Поскольку многим людям было бы неприятно сознавать, что я им плачу за то, чтобы они выслушивали мое хвастовство, я устроил в подвальном этаже своего дома самый настоящий бар, заманиваю туда иногда ничего не подозревающие души и пою их пивом, а порой и кое-чем покрепче. Выбор напитков у меня больше, чем в любом обычном баре, потому что я, к своему удивлению, сам теперь практически не пью, а гостей – жертв моего хвастовства у меня бывает немного. Угощенный гость обычно благосклонен. Я всегда пользуюсь моментом, чтобы поведать либо о своем взгляде на тотальное переустройство мира, либо о своих представлениях об эволюции старонорвежского языка.

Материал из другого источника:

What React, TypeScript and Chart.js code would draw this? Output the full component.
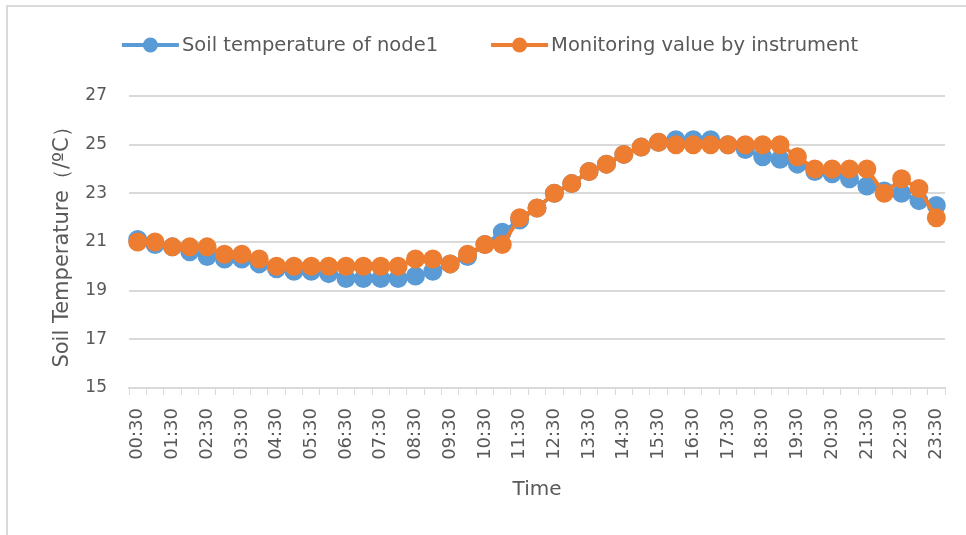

Так вот, как-то захаживал ко мне мой дорогой друг – Марк Твен. После третьей кружки пива он загреб полную пригоршню соленых орешков и хрипло сказал мне: «Не шуми, шум еще ничего не доказывает. Курица, которая снесла яйцо, порой кудахчет так громко, словно снесла целую планету!».

Хорошо, хорошо. Я поднатужусь и снесу планету, при этом приглушенно кудахтнув так, как будто снес всего лишь яйцо… Я буду скромным.

Бедный Хвастозаврик… Он так хвастался, когда снес свое яйцо… А я сделал из этого доисторического яйца вполне прозаическую современную яичницу и теперь обречен бегать по Земле и спрашивать всех встречных и поперечных: «Вы видели, какой у меня замечательный хвостик?»